6. ‘Not enjoyment, and not sorrow, Is our destined end or way;’ – A Psalm of Life

‘Enjoyment’ and ‘sorrow’ are the abstract diction used by H.W. Longfellow in his lines in the poem ‘A Psalm of Life’. ‘Enjoyment’ is the human emotion of enjoying. ‘Sorrow’ is used to denote the feeling of being dejected. Since, both ‘enjoyment’ and ‘sorrow’ are intangible and can only be felt and experienced, they are abstract diction.

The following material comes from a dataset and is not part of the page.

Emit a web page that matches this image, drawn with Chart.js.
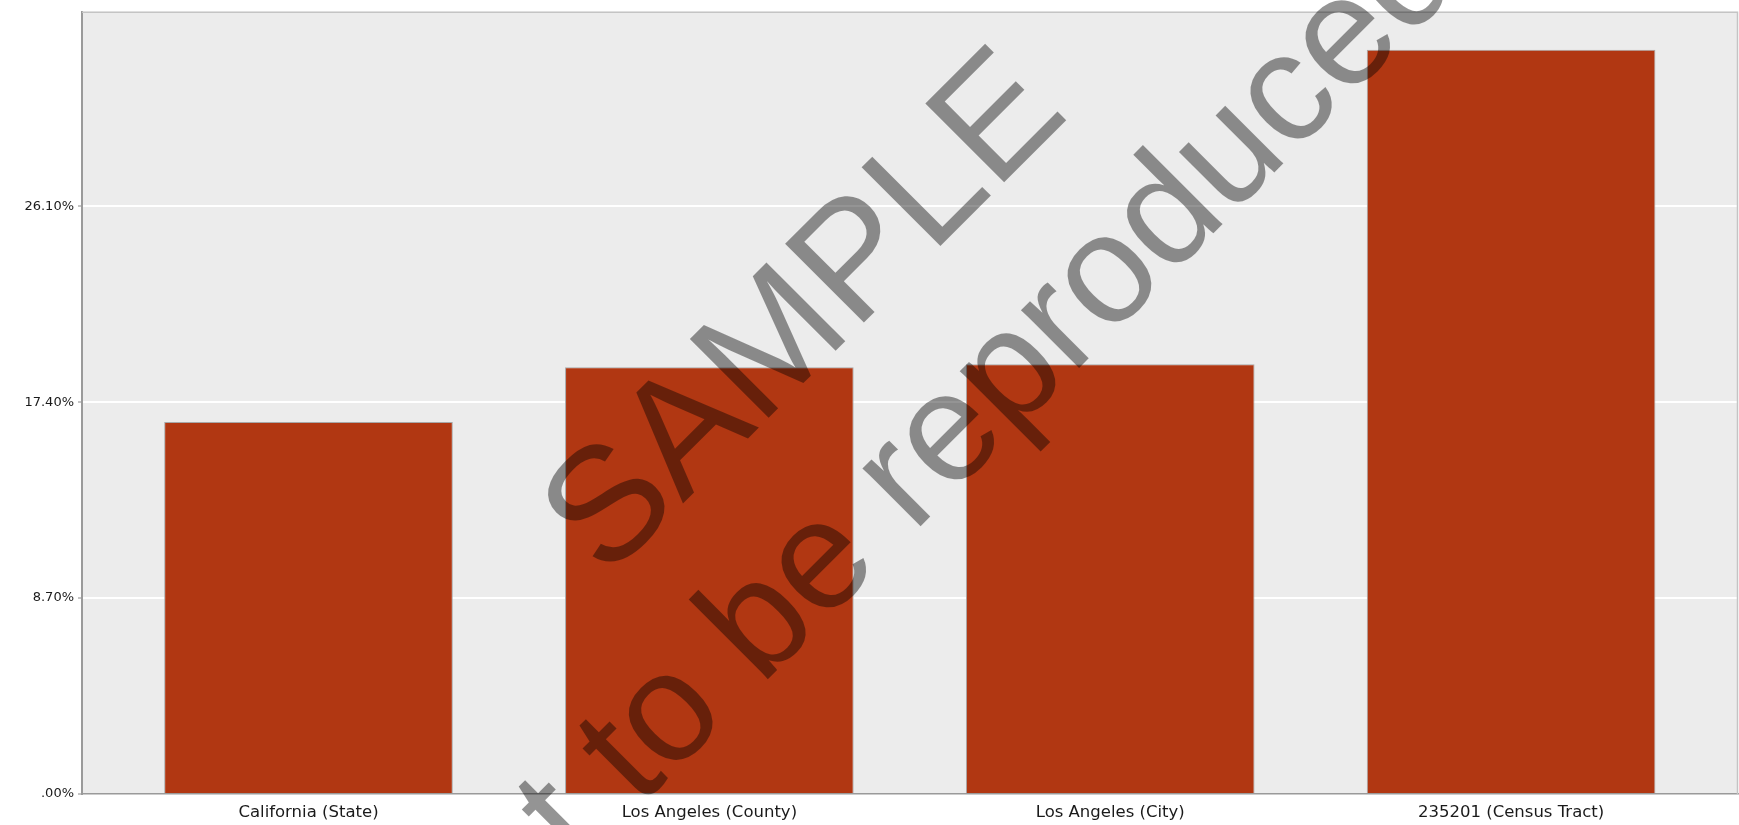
<!DOCTYPE html>
<html>
<head>
<meta charset="utf-8">
<title>Share by area</title>
<script src="https://cdn.jsdelivr.net/npm/chart.js@4/dist/chart.umd.min.js"></script>
<style>
  html, body { margin: 0; padding: 0; background: #fff; }
  #wrap { width: 1739px; height: 825px; position: relative; }
</style>
</head>
<body>
<div id="wrap"><canvas id="areaChart"></canvas></div>
<script>
// ===== data =====
const categories = ["California (State)", "Los Angeles (County)", "Los Angeles (City)", "235201 (Census Tract)"];
const shares = [16.52, 18.95, 19.09, 33.06];
const yTicks = [0, 8.7, 17.4, 26.1];

const BAR_COLOR = "#b13712";
const PLOT_BG = "#ececec";

// grey plot background + light frame on top/right
const plotFrame = {
  id: "plotFrame",
  beforeDraw(chart) {
    const { ctx, chartArea: a } = chart;
    ctx.save();
    ctx.fillStyle = PLOT_BG;
    ctx.fillRect(a.left, a.top, a.right - a.left, a.bottom - a.top);
    ctx.restore();
  },
  afterDatasetsDraw(chart) {
    const { ctx, chartArea: a } = chart;
    ctx.save();
    ctx.strokeStyle = "#c4c4c4";
    ctx.lineWidth = 1.5;
    ctx.beginPath();
    ctx.moveTo(a.left, a.top + 0.5);
    ctx.lineTo(a.right - 0.5, a.top + 0.5);
    ctx.lineTo(a.right - 0.5, a.bottom);
    ctx.stroke();
    ctx.restore();
  }
};

// stamp across the chart
const stamp = {
  id: "stamp",
  afterDraw(chart) {
    const ctx = chart.ctx;
    ctx.save();
    ctx.translate(851, 377);
    ctx.rotate(-Math.PI / 4);
    ctx.fillStyle = "rgba(0,0,0,0.42)";
    ctx.textAlign = "center";
    ctx.textBaseline = "middle";
    ctx.font = "162px 'Liberation Sans', Arial, sans-serif";
    ctx.fillText("SAMPLE", 12, -74);
    ctx.font = "155px 'Liberation Sans', Arial, sans-serif";
    ctx.fillText("Not to be reproduced", -11, 112);
    ctx.restore();
  }
};

const ctx = document.getElementById("areaChart").getContext("2d");
new Chart(ctx, {
  type: "bar",
  data: {
    datasets: [{
      data: shares.map((v, i) => ({ x: i, y: v })),
      backgroundColor: BAR_COLOR,
      borderColor: "#a8a8a8",
      borderWidth: 1,
      barPercentage: 0.72,
      categoryPercentage: 1
    }]
  },
  options: {
    responsive: true,
    maintainAspectRatio: false,
    animation: false,
    layout: { padding: { top: 7, right: 1, left: 0, bottom: 0 } },
    plugins: {
      legend: { display: false },
      tooltip: { enabled: false }
    },
    scales: {
      x: {
        type: "linear",
        offset: false,
        min: -0.565,
        max: 3.566,
        grid: { display: false, drawTicks: false },
        border: { display: true, color: "#9a9a9a", width: 1.5 },
        afterBuildTicks: (scale) => {
          scale.ticks = categories.map((c, i) => ({ value: i }));
        },
        afterFit: (scale) => { scale.height = 31; },
        ticks: {
          autoSkip: false,
          maxRotation: 0,
          padding: 9,
          color: "#1a1a1a",
          font: { family: "'DejaVu Sans', sans-serif", size: 16.5 },
          callback: (v) => categories[v]
        }
      },
      y: {
        min: 0,
        max: 34.74,
        afterBuildTicks: (scale) => {
          scale.ticks = yTicks.map((v) => ({ value: v }));
        },
        afterFit: (scale) => { scale.width = 82; },
        grid: {
          color: "#ffffff",
          lineWidth: 2,
          drawTicks: true,
          tickLength: 4,
          tickColor: "#8a8a8a",
          tickWidth: 1
        },
        border: { display: true, color: "#9a9a9a", width: 2 },
        ticks: {
          padding: 4,
          color: "#1a1a1a",
          font: { family: "'DejaVu Sans', sans-serif", size: 13 },
          callback: (v) => (v === 0 ? ".00%" : v.toFixed(2) + "%")
        }
      }
    }
  },
  plugins: [plotFrame, stamp]
});
</script>
</body>
</html>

7. ‘Where words come out from the depth of truth.’- Where the mind is without fear and the head is held high

‘Truth’ is the abstract diction Rabindranath Tagore has used in the lines in his poem ‘Where the mind is without fear and the head is held high’. ‘Truth’ is the diction used to represent an abstract idea or concept of being true or truthful. ‘Truth’ is an abstract diction as it is not concrete.

Conclusion

Thus from the facts, examples and explanations given above, we came to know that abstract diction is the choice of writing style adopted by the writers which includes words and vocabulary that are abstract (human emotions, feelings, state of mind, quality etc) that can be emotionally perceived by humans but cannot be touched physically.